Understanding the sliding behaviour of fibrous materials presents a significant challenge that must be addressed to improve the manufacturing processes of fibrous composite materials and reduce defects in composite parts. In many processes, friction plays a crucial role: it can help keep fibres in place to prevent unwanted sliding, which may lead to the formation of matrix-rich zones in a composite. Conversely, friction can also promote sliding between tows, facilitating shear deformation of a fabric and helping to avoid out-of-plane defects in dry preforms. Moreover, the friction between fabric and tool is an inevitable aspect of all manufacturing processes. However, the sliding behaviour of fibres, tows and fabrics remains poorly understood due to the multiscale nature of these materials, which consist of numerous individual fibres with varying degrees of mobility.

This aim of our research is to contribute to the understanding of the sliding friction of fabrics through a detailed study of the sliding behaviour at a scale of a single tow in both dry and lubricated by liquid resin states. Two distinct approaches, both combining numerical models and experiments, have been employed in this work. A tow consisting of 12,000 carbon fibres (ref. T700SC-12k-60E) with a nominal width of approximately 10 mm and a fibre diameter of around 7 µm, was used for the sliding experiments. In all experiments, the tow was clamped at both ends and slid against a smooth glass plate in a direction transverse to the fibre orientation. To investigate lubrication, a liquid epoxy resin without hardener was introduced into the contact area between a tow wound onto an aluminium cylinder and the rotating glass disk. For the dry friction study, the glass plate was slid over the flat tow. The axial tension of the tow was controlled in both experiments by suspending weights.

To explain the results of the lubricated sliding experiment, a numerical lubrication model for a rough, tow-like elastic surface was developed [1]. The model considers the tow as an elastic foundation under sliding with and without lubrication by a non-Newtonian liquid. The lubrication behaviour of this surface was investigated by varying the normal load and sliding speed. In the mixed lubrication regime, it was found that friction depends on the local arrangement of the fibers. This dependence disappears in the hydrodynamic regime; however, this regime is only achieved at high sliding speeds (several meters per second). Therefore, the mixed lubrication regime is the most probable scenario during common composite forming processes.

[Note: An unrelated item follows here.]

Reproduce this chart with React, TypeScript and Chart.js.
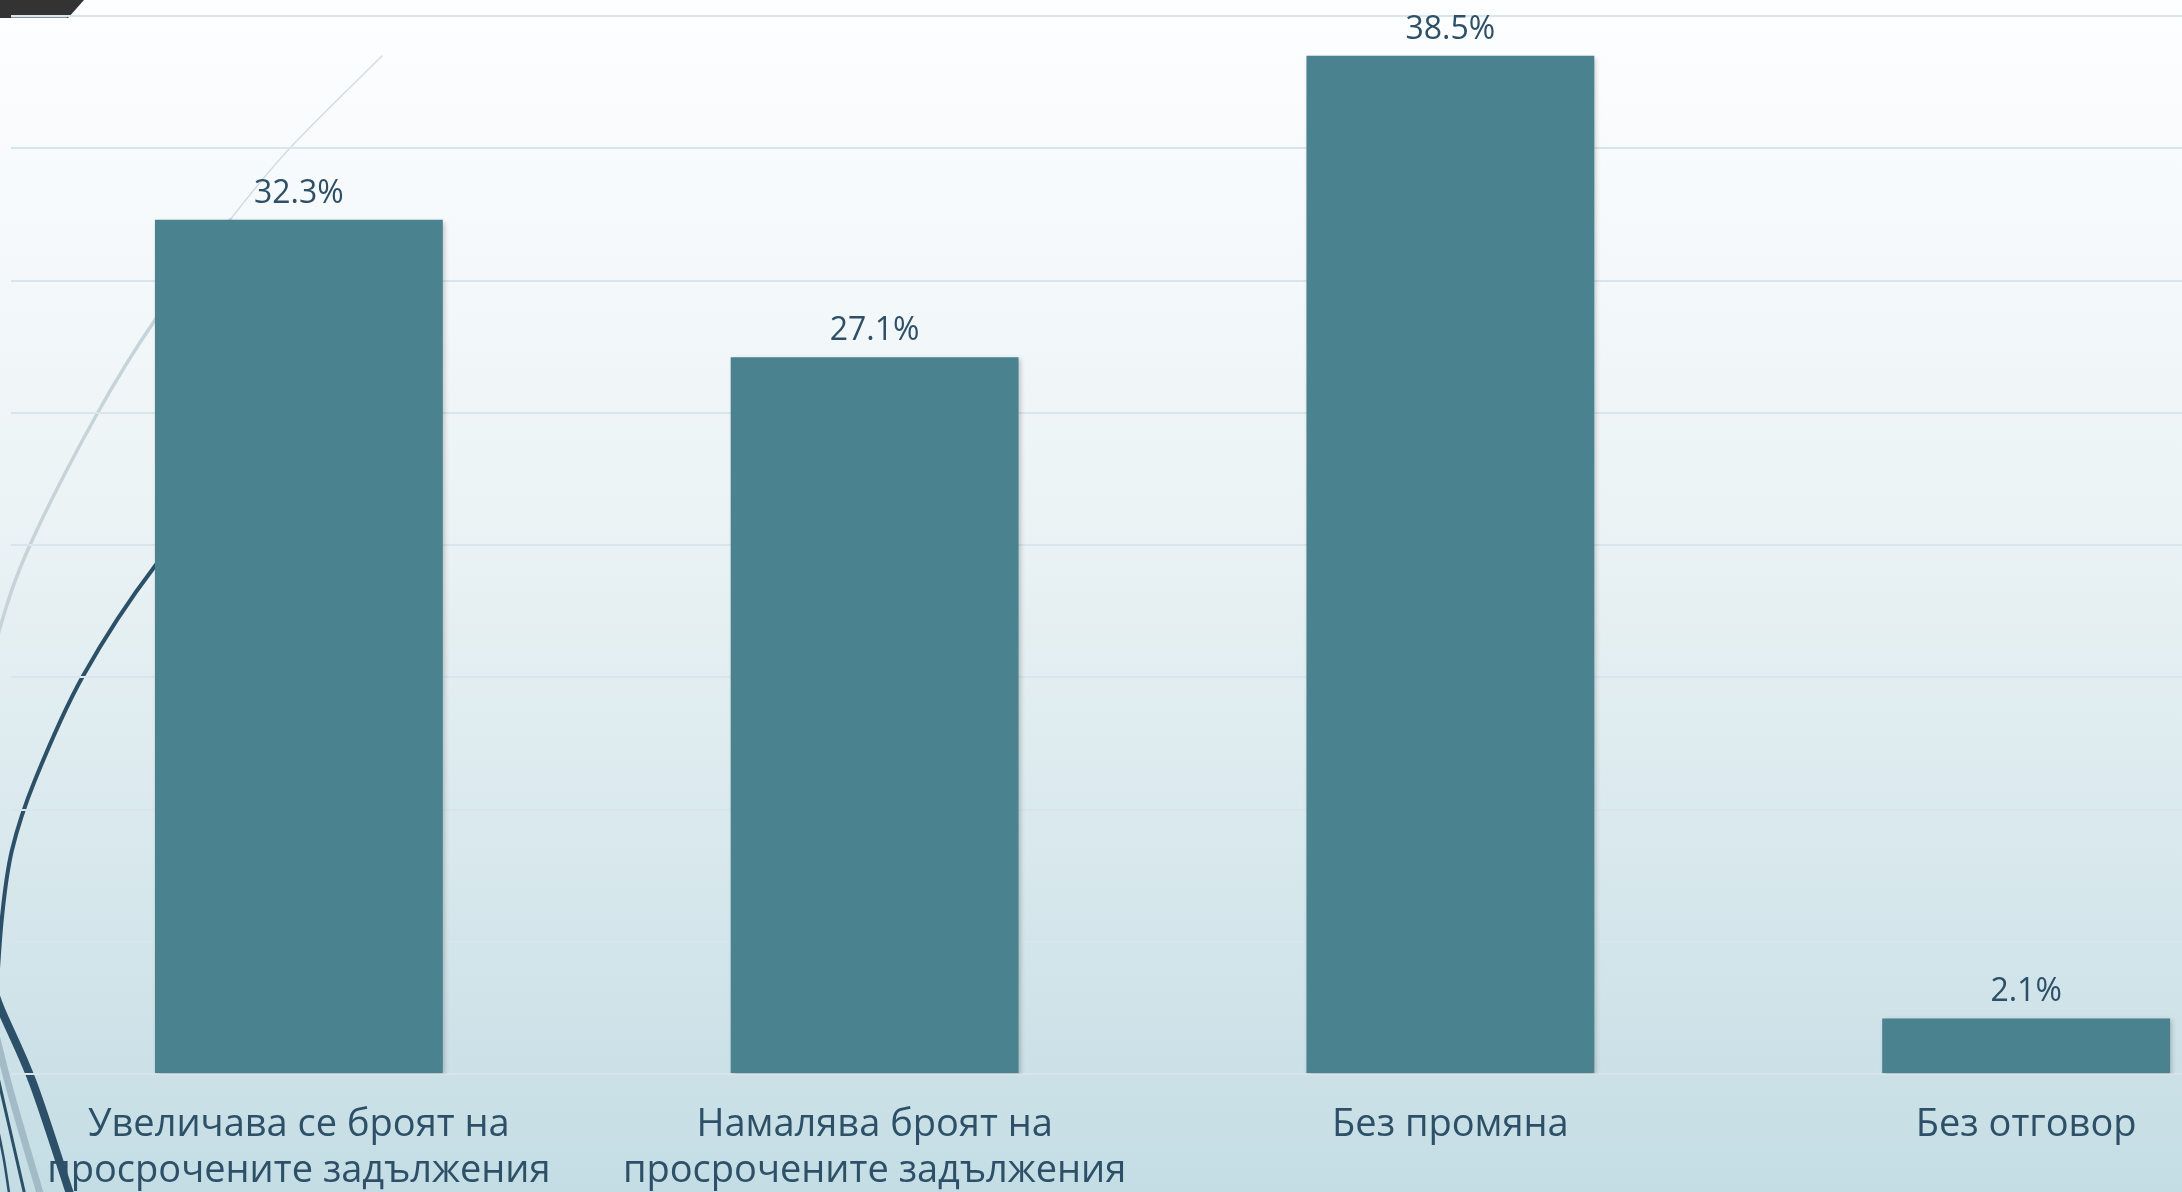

In the sliding friction experiments conducted on a dry flat tow, the friction force, displacement and transverse strain of the tow were continuously measured during sliding. Several repetitions of this experiment on different pieces of tow cut from the same spool revealed considerable variability in these three parameters. To understand the origins of this behaviour, a two-dimensional Discrete Element model representing the tow's cross-section was developed. The advantage of this method is that is allows for rapid numerical analysis of large movements involving a high number of particles (3,000 in our model), while considering frictional contact between all particles. The bending and torsional stiffness of the fibres were represented by linear and rotational springs attached to each fibre. The model was used to explore the effects of compression load, the number of fibres in a tow, and the local friction coefficients between the fibres and between the fibres and the glass plate. A simulation of repeated cyclic sliding was also performed to study the accommodation of sliding. This parametric study revealed the crucial significance of the bending and torsional stiffness of the fibres on the overall sliding behaviour of the tow. These parameters, in turn, depend on the axial tension in each fibre, which can vary among the thousands of fibres in a tow.

1. N. Brunetière, K. Bhantrakuppe Narayanappa, O. Smerdova. From mixed to hydrodynamic regime in lubricated sliding of carbon fiber tows. Composites: Part A 180 (2024) 108088 https://doi.org/10.1016/j.compositesa.2024.108088.